En Suède, un congé paternité longue durée bien installé mais pas encore majoritaire
(AFP) – « C’est génial de passer du temps avec son enfant! »: alors que la France vient de porter le congé paternité à 28 jours, en Suède, où la politique de congé parental est parmi les plus généreuses en Europe, les pères disposent de trois mois minimum mais seule une petite moitié l’utilise pleinement.
« Il y a de nombreux avantages pour la relation avec l’enfant », savoure Alexander Erneborg, un jeune père suédois pendant qu’il se balade avec Oliver, son fils de dix mois, emmitouflé dans sa poussette.

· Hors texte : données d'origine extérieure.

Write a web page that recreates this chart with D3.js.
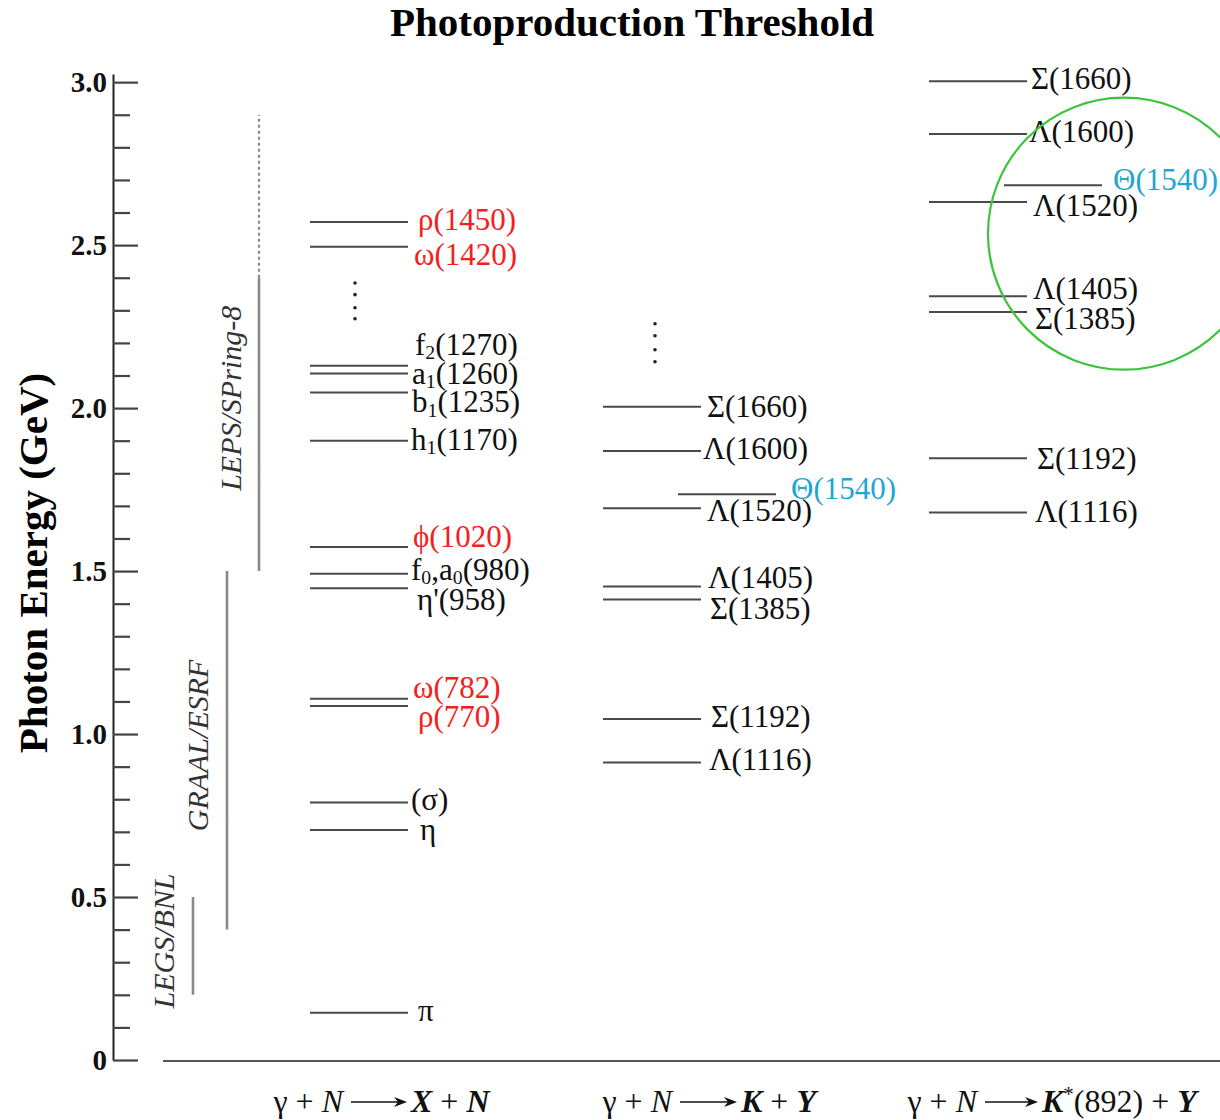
<!DOCTYPE html>
<html>
<head>
<meta charset="utf-8">
<script src="https://cdn.jsdelivr.net/npm/d3@7"></script>
<style>
  body { margin: 0; background: #fff; }
  svg text { font-family: "Liberation Serif", "Times New Roman", serif; }
</style>
</head>
<body>
<script>
// threshold energies (GeV)
const mesonNames = ["π", "η", "(σ)", "ρ(770)", "ω(782)", "η'(958)", "f_0,a_0(980)", "ϕ(1020)",
  "h_1(1170)", "b_1(1235)", "a_1(1260)", "f_2(1270)", "ω(1420)", "ρ(1450)"]
const mesonE = [0.145, 0.706, 0.79, 1.086, 1.108, 1.447, 1.492, 1.574, 1.900, 2.048, 2.106, 2.130, 2.495, 2.571]

const hyperonNames = ["Λ(1116)", "Σ(1192)", "Σ(1385)", "Λ(1405)", "Λ(1520)", "Θ(1540)", "Λ(1600)", "Σ(1660)"]
const kaonE = [0.913, 1.046, 1.413, 1.453, 1.693, 1.736, 1.868, 2.004]
const kstarE = [1.680, 1.846, 2.295, 2.343, 2.632, 2.684, 2.841, 3.003]

const redNames = ["ρ(770)", "ω(782)", "ϕ(1020)", "ω(1420)", "ρ(1450)"]
const cyanNames = ["Θ(1540)"]

const experiments = ["LEGS/BNL", "GRAAL/ESRF", "LEPS/SPring-8"]
const expFrom = [0.2, 0.4, 1.5]
const expTo = [0.5, 1.5, 2.4]
const lepsDottedTo = 2.9

const dotsXN = [2.384, 2.348, 2.308, 2.274]
const dotsKY = [2.259, 2.222, 2.179, 2.142]

const majorTicks = [0, 0.5, 1.0, 1.5, 2.0, 2.5, 3.0]
const minorTicks = d3.range(1, 30).filter(i => i % 5 !== 0).map(i => i / 10)

const reactions = ["XN", "KY", "KstarY"]
const reactionLeft = [["γ + "], ["N", "i"]]
const reactionRight = [
  [["X", "bi"], [" + "], ["N", "bi"]],
  [["K", "bi"], [" + "], ["Y", "bi"]],
  [["K", "bi"], ["*", "sup"], ["(892)", "down"], [" + "], ["Y", "bi"]]
]

// ---- layout ----
const W = 1220, H = 1120
const lineLen = 98, thetaShift = 75
const labelSize = 31, labelLift = -3

const svg = d3.select('body').append('svg')
  .attr('width', W).attr('height', H)

const y = d3.scaleLinear().domain([0, 3.025]).range([1060, 74])
const colX = d3.scaleOrdinal().domain(reactions).range([310, 603, 929])
const expX = d3.scaleOrdinal().domain(experiments).range([193, 227, 259])
const expLabelX = d3.scaleOrdinal().domain(experiments).range([163, 197, 230])
const expLabelE = [0.365, 0.965, 2.03]
const arrowX = d3.scaleOrdinal().domain(reactions).range([[351, 407], [680, 737], [985, 1038]])

// label nudges (px) where names crowd together
const nudge = {
  "XN|ρ(1450)": [10, 0], "XN|ω(1420)": [6, 10], "XN|f_2(1270)": [7, -19], "XN|a_1(1260)": [4, 2],
  "XN|b_1(1235)": [4, 12], "XN|h_1(1170)": [3, 1], "XN|ϕ(1020)": [5, -8], "XN|f_0,a_0(980)": [3, -2],
  "XN|η'(958)": [9, 14], "XN|ω(782)": [5, -9], "XN|ρ(770)": [10, 13], "XN|(σ)": [3, 0],
  "XN|η": [12, 2], "XN|π": [10, 0],
  "KY|Σ(1660)": [6, 2], "KY|Λ(1600)": [2, 0], "KY|Θ(1540)": [15, -3], "KY|Λ(1520)": [6, 5],
  "KY|Λ(1405)": [7, -6], "KY|Σ(1385)": [9, 12], "KY|Σ(1192)": [10, 0], "KY|Λ(1116)": [8, 0],
  "KstarY|Σ(1660)": [4, 0], "KstarY|Λ(1600)": [2, 0], "KstarY|Θ(1540)": [11, -3], "KstarY|Λ(1520)": [6, 6],
  "KstarY|Λ(1405)": [6, -5], "KstarY|Σ(1385)": [8, 9], "KstarY|Σ(1192)": [10, 3], "KstarY|Λ(1116)": [8, 2]
}

function rich(text, str, size) {
  const parts = str.split(/([_^].)/).filter(s => s.length)
  let shift = 0
  parts.forEach(p => {
    const t = text.append('tspan')
    let target = 0, s = p
    if (p[0] === '_') { target = size * 0.26; s = p[1]; t.attr('font-size', size * 0.64) }
    else if (p[0] === '^') { target = -size * 0.35; s = p[1]; t.attr('font-size', size * 0.64) }
    t.attr('dy', target - shift).text(s)
    shift = target
  })
}

function styled(text, parts) {
  parts.forEach(([s, st]) => {
    const sp = text.append('tspan').text(s)
    if (st === 'i') sp.attr('font-style', 'italic')
    if (st === 'bi') sp.attr('font-style', 'italic').attr('font-weight', 'bold')
    if (st === 'sup') sp.attr('font-size', 21).attr('dy', -11)
    if (st === 'down') sp.attr('dy', 11)
  })
}

// title
svg.append('text')
  .attr('x', 632).attr('y', 36)
  .attr('text-anchor', 'middle')
  .attr('font-size', 41).attr('font-weight', 'bold')
  .text('Photoproduction Threshold')

// y axis title
svg.append('text')
  .attr('transform', 'translate(33,563) rotate(-90)')
  .attr('text-anchor', 'middle').attr('dominant-baseline', 'central')
  .attr('font-size', 41).attr('font-weight', 'bold')
  .text('Photon Energy  (GeV)')

// axis: ticks point into the plot
const gMajor = svg.append('g').attr('transform', 'translate(113,0)')
  .call(d3.axisLeft(y).tickValues(majorTicks).tickSizeInner(-25).tickSizeOuter(0).tickPadding(6)
    .tickFormat(d => d === 0 ? '0' : d3.format('.1f')(d)))
gMajor.select('.domain').attr('stroke', '#222').attr('stroke-width', 2)
gMajor.selectAll('.tick line').attr('stroke', '#444').attr('stroke-width', 2.2)
gMajor.selectAll('.tick text')
  .attr('font-family', '"Liberation Serif", serif')
  .attr('font-size', 29).attr('font-weight', 'bold').attr('fill', '#111')

const gMinor = svg.append('g').attr('transform', 'translate(113,0)')
  .call(d3.axisLeft(y).tickValues(minorTicks).tickSizeInner(-17).tickSizeOuter(0).tickFormat(''))
gMinor.select('.domain').remove()
gMinor.selectAll('.tick line').attr('stroke', '#444').attr('stroke-width', 2.2)

// baseline
svg.append('line')
  .attr('x1', 163).attr('x2', W)
  .attr('y1', y(0) + 1).attr('y2', y(0) + 1)
  .attr('stroke', '#555').attr('stroke-width', 2.2)

// experiment ranges
const exps = experiments.map((name, i) => ({ name, from: expFrom[i], to: expTo[i], labelE: expLabelE[i] }))
svg.append('g').selectAll('line')
  .data(exps)
  .join('line')
  .attr('x1', d => expX(d.name)).attr('x2', d => expX(d.name))
  .attr('y1', d => y(d.from)).attr('y2', d => y(d.to))
  .attr('stroke', '#8a8a8a').attr('stroke-width', 2.6)

svg.append('line')
  .attr('x1', expX("LEPS/SPring-8")).attr('x2', expX("LEPS/SPring-8"))
  .attr('y1', y(expTo[2])).attr('y2', y(lepsDottedTo))
  .attr('stroke', '#8a8a8a').attr('stroke-width', 2.2)
  .attr('stroke-dasharray', '3,3')

svg.append('g').selectAll('text')
  .data(exps)
  .join('text')
  .attr('transform', d => `translate(${expLabelX(d.name)},${y(d.labelE)}) rotate(-90)`)
  .attr('text-anchor', 'middle').attr('dominant-baseline', 'central')
  .attr('font-size', 30).attr('font-style', 'italic').attr('fill', '#333')
  .text(d => d.name)

// threshold levels
const levels = []
mesonNames.forEach((n, i) => levels.push({ col: "XN", name: n, e: mesonE[i] }))
hyperonNames.forEach((n, i) => levels.push({ col: "KY", name: n, e: kaonE[i] }))
hyperonNames.forEach((n, i) => levels.push({ col: "KstarY", name: n, e: kstarE[i] }))
levels.forEach(d => {
  d.x1 = colX(d.col) + (cyanNames.includes(d.name) ? thetaShift : 0)
  d.x2 = d.x1 + lineLen
  const nd = nudge[d.col + '|' + d.name] || [5, 0]
  d.lx = d.x2 + nd[0]
  d.ly = y(d.e) + nd[1] + labelLift
  d.color = redNames.includes(d.name) ? '#f4201c' : cyanNames.includes(d.name) ? '#1fa6d2' : '#111'
})

svg.append('g').selectAll('line')
  .data(levels)
  .join('line')
  .attr('x1', d => d.x1).attr('x2', d => d.x2)
  .attr('y1', d => y(d.e)).attr('y2', d => y(d.e))
  .attr('stroke', '#4a4a4a').attr('stroke-width', 2)

svg.append('g').selectAll('text')
  .data(levels)
  .join('text')
  .attr('x', d => d.lx).attr('y', d => d.ly)
  .attr('dominant-baseline', 'central')
  .attr('font-size', labelSize)
  .attr('fill', d => d.color)
  .each(function (d) { rich(d3.select(this), d.name, labelSize) })

// "more states" dots
const dots = dotsXN.map(e => ({ x: colX("XN") + 45, e }))
  .concat(dotsKY.map(e => ({ x: colX("KY") + 52, e })))
svg.append('g').selectAll('circle')
  .data(dots)
  .join('circle')
  .attr('cx', d => d.x).attr('cy', d => y(d.e))
  .attr('r', 1.8).attr('fill', '#222')

// reaction labels below: left part, long arrow, right part
const baseY = 1112
reactions.forEach((r, i) => {
  const [a0, a1] = arrowX(r)
  const left = svg.append('text')
    .attr('x', a0 - 8).attr('y', baseY)
    .attr('text-anchor', 'end')
    .attr('font-size', 32).attr('fill', '#111')
  styled(left, reactionLeft)
  svg.append('line')
    .attr('x1', a0).attr('x2', a1 - 4)
    .attr('y1', baseY - 10).attr('y2', baseY - 10)
    .attr('stroke', '#111').attr('stroke-width', 1.6)
  svg.append('path')
    .attr('d', `M${a1},${baseY - 10} L${a1 - 13},${baseY - 15} L${a1 - 9},${baseY - 10} L${a1 - 13},${baseY - 5} Z`)
    .attr('fill', '#111')
  const right = svg.append('text')
    .attr('x', a1 + 4).attr('y', baseY)
    .attr('font-size', 32).attr('fill', '#111')
  styled(right, reactionRight[i])
})

// highlight circle around the K* pentaquark region
svg.append('circle')
  .attr('cx', 1124).attr('cy', y(2.535))
  .attr('r', 136)
  .attr('fill', 'none')
  .attr('stroke', '#3cc43c').attr('stroke-width', 2.2)
</script>
</body>
</html>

« Notre lien est bien meilleur qu’il ne l’aurait été si je n’avais pas eu autant de congé parental », explique-t-il en parcourant les allées ensoleillées d’Humlegården, un parc du centre de Stockholm.

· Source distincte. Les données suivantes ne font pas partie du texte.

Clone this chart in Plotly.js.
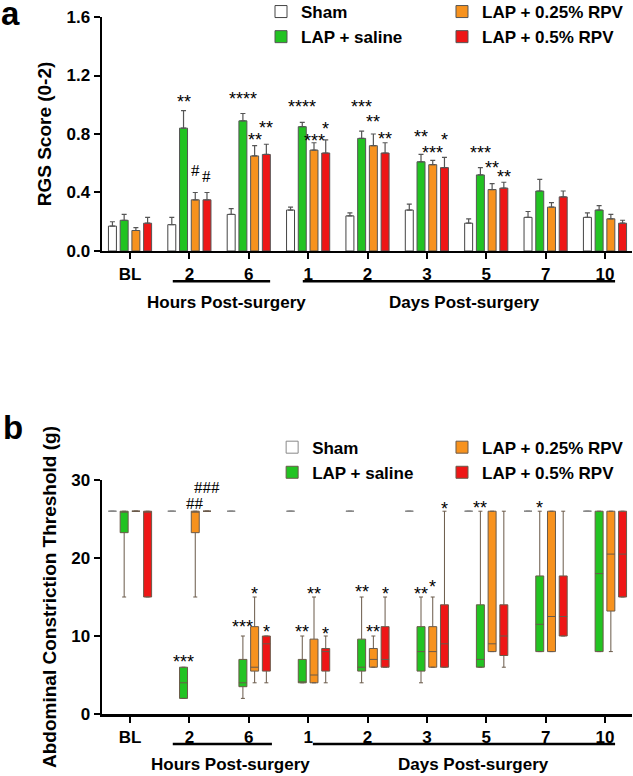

A 27 ans, ce salarié d’une société informatique n’a plus remis les pieds au bureau depuis mai et n’entend pas y retourner avant au moins janvier. « Je pourrais probablement l’étendre jusqu’à un an sans aucun problème », dit-il à l’AFP.
Dans le royaume nordique, pionnier en matière d’égalité des sexes, les termes « congé paternité » et « maternité » sont bannis du vocabulaire depuis des décennies au profit du « congé parental ».
Les parents se partagent pas moins de 480 jours – dont une partie peut être utilisée jusqu’aux 12 ans de l’enfant. Le salaire, lui, est pris en charge à 80% les 390 premiers jours.
Une politique pour laquelle le pays a consacré plus de 35 milliards de couronnes en 2019, soit 0,7% de son PIB.
Depuis 2016, trois mois sont réservés aux pères qui, s’il ne les prennent pas, les perdent. Un système instauré avec un premier mois en 1995, puis deux en 2002.
– Equation imparfaite –
Comme Alexander, quatre pères sur cinq en Suède prennent aujourd’hui leur congé – non obligatoire – d’après Försäkringskassan, la Sécurité sociale suédoise. La durée moyenne est de 75 jours avant les deux ans de l’enfant.
La parité est toutefois loin d’être parfaite: selon Ann-Zofie Duvander, chercheuse en politique familiale à l’Université de Stockholm, 70% des 480 jours restent utilisés par la mère.
« Cela montre qu’il est possible de faire davantage pour améliorer l’égalité entre les sexes », reconnaît à l’AFP le ministre de la Sécurité sociale Ardalan Shekarabi.
Si quatre pères sur dix prennent désormais au moins trois mois de congé paternité avant les deux ans de l’enfant (contre 11% en 1995), entre 10 et 15% n’en prennent toujours aucun, complète Mme Duvander.
« Les règles traditionnelles de genre sont toujours en vigueur », selon l’experte.
L’indemnisation étant plafonnée à un peu moins de 4.000 euros par mois, les couples ont aussi tendance à privilégier le maintien du salaire encore souvent supérieur du père – selon Eurostat, l’écart salarial entre Suédois et Suédoises était de 12,2% en 2018.
Qu’importe, pour Janina Pogodina, mère de deux enfants, le modèle suédois protège sa carrière.
« C’est formidable pour les femmes », s’enthousiasme cette comptable de 38 ans, en congé depuis la naissance de sa fille de six mois. Son compagnon prendra la relève en mars.
– 15 semaines en Norvège –
En Norvège voisine, autre championne d’Europe en la matière, 15 semaines indemnisées à 100% sont réservées à chacun des parents, qui peuvent ensuite se partager 16 semaines entièrement compensées avant les trois ans de l’enfant.
La Finlande envisage elle d’étendre le congé paternité, actuellement de 54 jours, à près de sept mois pour chacun des parents.
Au sud, l’Espagne a récemment rejoint le peloton de tête avec 16 semaines de congé paternité à compter de 2021 (contre 12 actuellement). Chez le voisin portugais, le père a cinq semaines dont quatre obligatoires auxquels peuvent s’ajouter jusqu’à 150 jours.
L’an passé, le Parlement européen a voté une norme minimale à l’échelle de l’UE de dix jours de congé de paternité, et de deux mois de congé par parent, mais moins bien indemnisé.
En France, Emmanuel Macron a officialisé mercredi un congé paternité porté en 2021 de onze à 28 jours, dont sept obligatoires.
Insuffisant pour Alexander: « davantage de pays devraient pouvoir faire comme nous car maintenant, nous sommes aussi en mesure d’être une vraie figure paternelle et pas seulement quelqu’un qui part travailler et qui revient à la maison punir l’enfant ».